Enterprising designers offered space at former PMQ
The former police married quarters is now open to applications from talented young designers seeking studio and retail space
Talented local designers are invited to apply for a studio space at the revitalised former police married quarters on Hollywood Road, but only if they have a feasible business plan and can afford the rent.
The management of the heritage site, which will be transformed into a creative cluster called PMQ, said that the selection of designers applying for the 130 studio units will be based not just on their talent and creativity.
Creativity and enterprise each counts for 45 per cent of the score, said Lo Lee Oi-lin, a PMQ Management Company director and a member of the studio tenant selection committee. The rest of the score will be based on the tenant's contribution to PMQ and the community.
PMQ Management's chairman, Stanley Chu Yu-lun, said the site was an accelerator rather than an incubator, as the city does not have enough infrastructure supporting young designers graduating from incubation programmes.
PMQ matched the standard base rent with that of grade B offices in Central and Sheung Wan at the beginning of 2012 instead of retail spaces, though designers are encouraged to sell their works there.
For a 40 square metre space, the monthly standard base rent is HK$18,000. Up-and-coming local designers will be given a 20 to 50 per cent discount, depending on the location of their studio unit. Studios located at a higher level will be discounted further by 5 to 10 per cent. After discount, a studio space on a higher level is around HK$10,530.
PMQ stressed that the site will not become just another shopping mall.
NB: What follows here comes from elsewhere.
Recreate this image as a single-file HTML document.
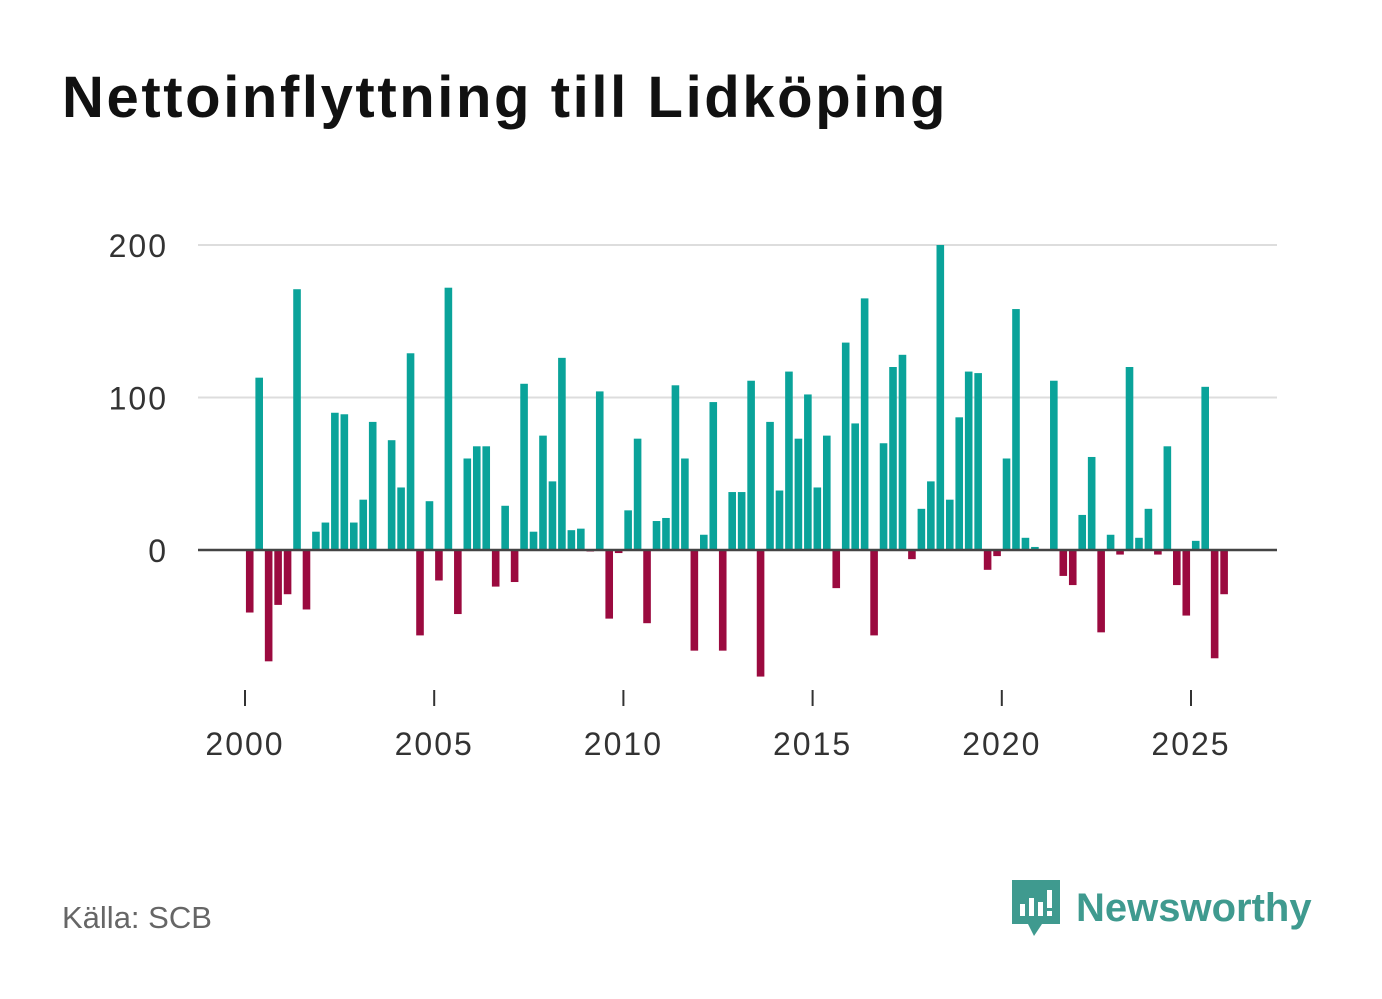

While designers will be demonstrating their design processes at their studios, six units are dedicated to a designers-in-residence programme. Events and seminars can take place at a 600 sq m multi-function hall, The Cube, and a 1,000 sq m space.
The creative cluster will also provide professional support and training for tenants in the middle of building up their businesses, said Stephen Ip Man-kwong, executive director of PMQ Management.
Ip said he expected that 70 per cent of the units will be let to local designers.
Young designers have high hopes for PMQ. Jeff Wan Chung-sing of the bespoke shoemaker Shoe Artistry said he believed that PMQ will be a good window for an international audience. The location was also an advantage, though the rent could be expensive for a start-up, he said.
He said he was planning to apply for a space at PMQ but he will be potentially sharing the studio with a partner from Singapore who does bespoke tailoring.
"We can share the rent, and collaborating with others can bring new chemistry," Wan said.
The site also welcomes established designers who already have more than one retail outlet and have a HK$3 million turnover a year. These established designers, local or overseas, will have to pay the standard rent.
The site will not break even for three to four years, its management said.
PMQ is expected to have a soft opening towards the end of 2013.